On Sunday, Lee posted a reflective yet firm message on X, formerly Twitter, calling for a national debate on a proposed “sugar levy” aimed at curbing excessive consumption of sweetened beverages. “The more difficult the issue, the more we must discuss it,” he wrote, citing a World Health Organization recommendation for steep global price hikes on sugary drinks and alcohol by 2035.
Social-media politicking itself is hardly new in Seoul. Korean politicians have long used online platforms as unfiltered arenas for attack and mobilization. What is new is the scale and centrality of presidential participation.
To critics, however, the shift signals something broader: a deliberate attempt to set the national agenda through direct public address, bypassing cabinet deliberation, legislative review and media scrutiny.
Lee’s recent posts on the sugar levy, housing policy and administrative restructuring have drawn both praise and backlash. His messages — often lengthy, impassioned and sharply worded — share a consistent theme: impatience with intermediaries, whether political or journalistic.
Responding to criticism that the sugar levy amounted to a disguised tax hike, Lee argued that “a tax and a burden charge are fundamentally different,” warning against debate shaped by “distortion and framing.” Elsewhere, he rebuked outlets questioning the end of a real-estate tax exemption, accusing them of “defending ruinous speculation.”
When the opposition People Power Party labeled his remarks “provocative populism,” Lee replied on X: “Enough with ruinous real-estate speculation and outdated red-baiting. It’s time to move on.”
The tone is unmistakably combative, the pace relentless. On some mornings, Lee posts three separate messages — all drafted, aides say, by the president himself.

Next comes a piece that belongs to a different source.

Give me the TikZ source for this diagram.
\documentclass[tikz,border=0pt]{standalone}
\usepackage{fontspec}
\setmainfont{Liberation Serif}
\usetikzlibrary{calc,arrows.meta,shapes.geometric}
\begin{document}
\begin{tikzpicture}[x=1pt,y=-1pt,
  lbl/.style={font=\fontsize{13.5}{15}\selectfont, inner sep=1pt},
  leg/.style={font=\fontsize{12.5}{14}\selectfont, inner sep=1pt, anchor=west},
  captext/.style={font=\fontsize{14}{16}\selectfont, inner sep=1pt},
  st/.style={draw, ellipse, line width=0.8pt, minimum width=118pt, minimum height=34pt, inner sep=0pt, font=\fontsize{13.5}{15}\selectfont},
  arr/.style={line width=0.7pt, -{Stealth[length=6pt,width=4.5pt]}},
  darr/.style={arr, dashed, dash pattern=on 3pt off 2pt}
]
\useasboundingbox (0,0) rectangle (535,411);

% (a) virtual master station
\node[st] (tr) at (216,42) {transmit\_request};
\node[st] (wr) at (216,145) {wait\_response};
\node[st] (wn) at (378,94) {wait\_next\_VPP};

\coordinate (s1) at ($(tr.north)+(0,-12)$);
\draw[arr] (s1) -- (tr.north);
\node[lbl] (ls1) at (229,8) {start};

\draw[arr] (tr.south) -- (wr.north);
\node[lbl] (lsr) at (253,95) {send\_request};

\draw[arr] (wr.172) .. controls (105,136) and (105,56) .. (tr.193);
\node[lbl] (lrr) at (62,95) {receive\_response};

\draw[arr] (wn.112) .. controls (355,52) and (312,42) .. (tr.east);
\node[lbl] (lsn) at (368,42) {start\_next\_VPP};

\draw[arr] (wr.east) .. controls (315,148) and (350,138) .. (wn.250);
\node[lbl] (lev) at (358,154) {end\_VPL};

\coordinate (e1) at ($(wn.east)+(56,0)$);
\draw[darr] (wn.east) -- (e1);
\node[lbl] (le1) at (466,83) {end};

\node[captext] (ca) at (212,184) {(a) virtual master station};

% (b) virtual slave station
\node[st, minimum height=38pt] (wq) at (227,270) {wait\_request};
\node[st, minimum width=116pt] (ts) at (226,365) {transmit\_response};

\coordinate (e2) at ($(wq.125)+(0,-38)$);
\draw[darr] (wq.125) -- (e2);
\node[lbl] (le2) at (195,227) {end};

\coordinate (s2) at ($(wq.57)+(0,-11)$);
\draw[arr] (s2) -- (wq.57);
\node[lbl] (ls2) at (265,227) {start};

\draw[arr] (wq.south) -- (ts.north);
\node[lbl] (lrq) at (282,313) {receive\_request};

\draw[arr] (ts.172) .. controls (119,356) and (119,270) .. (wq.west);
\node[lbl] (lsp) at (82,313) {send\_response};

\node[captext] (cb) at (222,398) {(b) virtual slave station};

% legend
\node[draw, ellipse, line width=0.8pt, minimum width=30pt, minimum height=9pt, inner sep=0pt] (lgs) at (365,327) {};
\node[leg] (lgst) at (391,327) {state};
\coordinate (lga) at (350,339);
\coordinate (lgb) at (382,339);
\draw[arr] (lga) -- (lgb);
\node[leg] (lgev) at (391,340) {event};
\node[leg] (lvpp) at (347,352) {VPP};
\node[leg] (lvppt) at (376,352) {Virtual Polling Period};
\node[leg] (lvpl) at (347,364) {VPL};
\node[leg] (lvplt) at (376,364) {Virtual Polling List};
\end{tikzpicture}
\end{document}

To detractors, this amounts to governing by post: impulsive, emotional and dismissive of institutional checks. To supporters, it is communicative leadership — a president visibly accountable in real time.
Lee’s assertiveness fits a broader global shift. Leaders worldwide have increasingly turned to social media as tools of direct, performative governance. Few exemplify this more starkly than Trump, who, according to The Washington Post, posted more than 2,200 times on Truth Social during the first four months of his second term — roughly 17 posts a day, triple his rate during his first presidency.

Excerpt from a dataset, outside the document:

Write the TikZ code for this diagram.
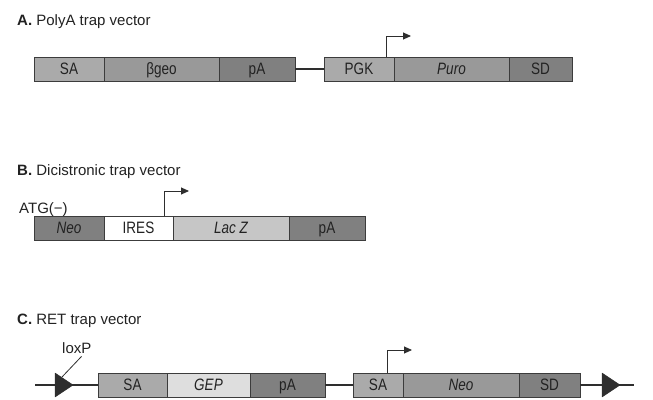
\documentclass[tikz,border=0pt]{standalone}
\usepackage{fontspec}
\setmainfont{Liberation Sans}
\newfontfamily\segfont[FakeStretch=0.82]{Liberation Sans}
\usetikzlibrary{arrows.meta,calc}

\definecolor{edge}{HTML}{3C3C3C}
\definecolor{ink}{HTML}{222222}
\definecolor{gLight}{HTML}{AAAAAA}
\definecolor{gMid}{HTML}{999999}
\definecolor{gDark}{HTML}{808080}
\definecolor{gPale}{HTML}{C6C6C6}
\definecolor{gPaler}{HTML}{DEDEDE}
\definecolor{wire}{HTML}{2E2E2E}

\begin{document}
\begin{tikzpicture}[x=1pt,y=-1pt,
  txt/.style={font=\fontsize{15}{15}\selectfont, text=ink, inner sep=0pt},
  seg/.style={font=\segfont\fontsize{16.5}{16.5}\selectfont, text=ink, inner sep=0pt,
              draw=edge, line width=0.9pt, outer sep=0pt,
              minimum height=24pt, text height=11.8pt, text depth=0pt, anchor=west},
  title/.style={txt, anchor=base west},
  backbone/.style={draw=wire, line width=1.1pt},
  promoter/.style={draw=wire, line width=0.9pt, -{Triangle[length=8pt,width=7pt]}},
  loxp/.style={fill=wire, draw=wire, line width=0.5pt, line join=round}
]
\useasboundingbox (0,0) rectangle (653,399);

% ---------------- A. PolyA trap vector ----------------
\node[title] (tA) at (17,25) {\textbf{A.} PolyA trap vector};

\node[seg, fill=gLight, minimum width=70pt]  (aSA)   at (34,69)  {SA};
\node[seg, fill=gMid,   minimum width=115pt] (aGeo)  at (104,69) {βgeo};
\node[seg, fill=gDark,  minimum width=76pt]  (apA)   at (219,69) {pA};
\node[seg, fill=gLight, minimum width=70pt]  (aPGK)  at (324,69) {PGK};
\node[seg, fill=gMid,   minimum width=115pt] (aPuro) at (394,69) {\itshape Puro};
\node[seg, fill=gDark,  minimum width=63pt]  (aSD)   at (509,69) {SD};

\draw[backbone] (apA.east) -- (aPGK.west);

\coordinate (aTSS) at ($(aPGK.north east)+(-8,0)$);
\coordinate (aTip) at (411,36);
\draw[promoter] (aTSS) |- (aTip);

% ---------------- B. Dicistronic trap vector ----------------
\node[title] (tB) at (17,175) {\textbf{B.} Dicistronic trap vector};
\node[title] (atg) at (19,213) {ATG(−)};

\node[seg, fill=gDark,  minimum width=70pt]  (bNeo)  at (34,228)  {\itshape Neo};
\node[seg, fill=white,  minimum width=69pt]  (bIRES) at (104,228) {IRES};
\node[seg, fill=gPale,  minimum width=116pt] (bLacZ) at (173,228) {\itshape Lac Z};
\node[seg, fill=gDark,  minimum width=76pt]  (bpA)   at (289,228) {pA};

\coordinate (bTSS) at ($(bIRES.north east)+(-9,0)$);
\coordinate (bTip) at (189,191);
\draw[promoter] (bTSS) |- (bTip);

% ---------------- C. RET trap vector ----------------
\node[title] (tC) at (17,324) {\textbf{C.} RET trap vector};

\node[seg, fill=gLight, minimum width=69pt]  (cSA)   at (98,385)  {SA};
\node[seg, fill=gPaler, minimum width=83pt]  (cGEP)  at (167,385) {\itshape GEP};
\node[seg, fill=gDark,  minimum width=75pt]  (cpA)   at (250,385) {pA};
\node[seg, fill=gLight, minimum width=50pt]  (cSA2)  at (353,385) {SA};
\node[seg, fill=gMid,   minimum width=116pt] (cNeo)  at (403,385) {\itshape Neo};
\node[seg, fill=gDark,  minimum width=61pt]  (cSD)   at (519,385) {SD};

\coordinate (cLeft)  at (35,385);
\coordinate (cRight) at (634,385);
\draw[backbone] (cLeft) -- (cSA.west);
\draw[backbone] (cpA.east) -- (cSA2.west);
\draw[backbone] (cSD.east) -- (cRight);

% loxP sites
\fill[loxp] (55,373) -- (73,385) -- (55,397) -- cycle;
\fill[loxp] (602,373) -- (620,385) -- (602,397) -- cycle;

\node[title] (lox) at (62,353) {loxP};
\coordinate (loxEnd) at (62,377);
\draw[draw=wire, line width=0.8pt] ($(lox.south east)+(-10,3)$) -- (loxEnd);

\coordinate (cTSS) at ($(cSA2.north west)+(34,0)$);
\coordinate (cTip) at (412,350);
\draw[promoter] (cTSS) |- (cTip);
\end{tikzpicture}
\end{document}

Alex Tahk, a political scientist at the University of Wisconsin, describes this as a modern extension of presidents “going public” — appealing directly to voters to shape agendas and pressure institutions. “Social media makes that process faster and more personalized,” he said, “with far fewer journalistic gatekeepers.”
But the power cuts both ways. “By making positions public and emotionally charged, leaders reduce room for compromise,” Tahk warned. “It can undermine negotiation more than it facilitates it.”
That risk is acute in South Korea’s polarized political climate. Lee’s forthright tone mirrors a global move from closed-door policymaking toward performative governance, where visibility and conviction often rival coalition-building in importance. “Highly confrontational communication,” Tahk noted, “raises the political cost of bipartisan bargaining.”
Lee’s posts often compress intricate fiscal or housing policies into moralized soundbites, tapping what Lu calls the “participatory psychology” of social media — a space where citizens become active, emotionally engaged participants rather than passive audiences.
In such an environment, even serious policy proposals can take on the pulse of campaign rhetoric. Tahk calls this “agenda politics through emotional framing.” “Leaders signal direction and energy,” he said, “but the cost is that complex issues become simplified into moral binaries—fair versus unjust, patriotic versus corrupt.”
Agenda-setting through social media can privilege attention-grabbing topics over long-term governance,” Lu notes. “It blurs the line between informing the public and performing for them.”
That blurring extends beyond content to tempo. Lee’s posting frequency — sometimes several times a day — reflects a presidency operating at the rhythm of the digital news cycle rather than the slower cadence of policy deliberation. Communication becomes continuous, but comprehension more fleeting. Each post triggers immediate responses: ministries scrambling to clarify, pundits to interpret, supporters and critics to mobilize.
The presidency becomes a hub of perpetual mediation.
Unlike Franklin Roosevelt’s carefully timed fireside chats or Ronald Reagan’s choreographed television addresses, today’s digital presidency operates in an algorithmic, fragmented and perpetual environment. There is no single national audience, only segmented feeds optimized for engagement.
Lee’s embrace of this landscape is deliberate. Since his days as mayor of Seongnam and governor of Gyeonggi Province, he cultivated a reputation for online accessibility. As president, that instinct has evolved into a daily rhythm of agenda-setting posts, often paired with news articles he critiques or reframes.
Cheong Wa Dae insists this is transparency, not theatrics. Critics see spectacle. The tension between the two may define Korea’s emerging media presidency — one where policy debate unfolds in public view, but where deliberation grows harder the louder the conversation becomes.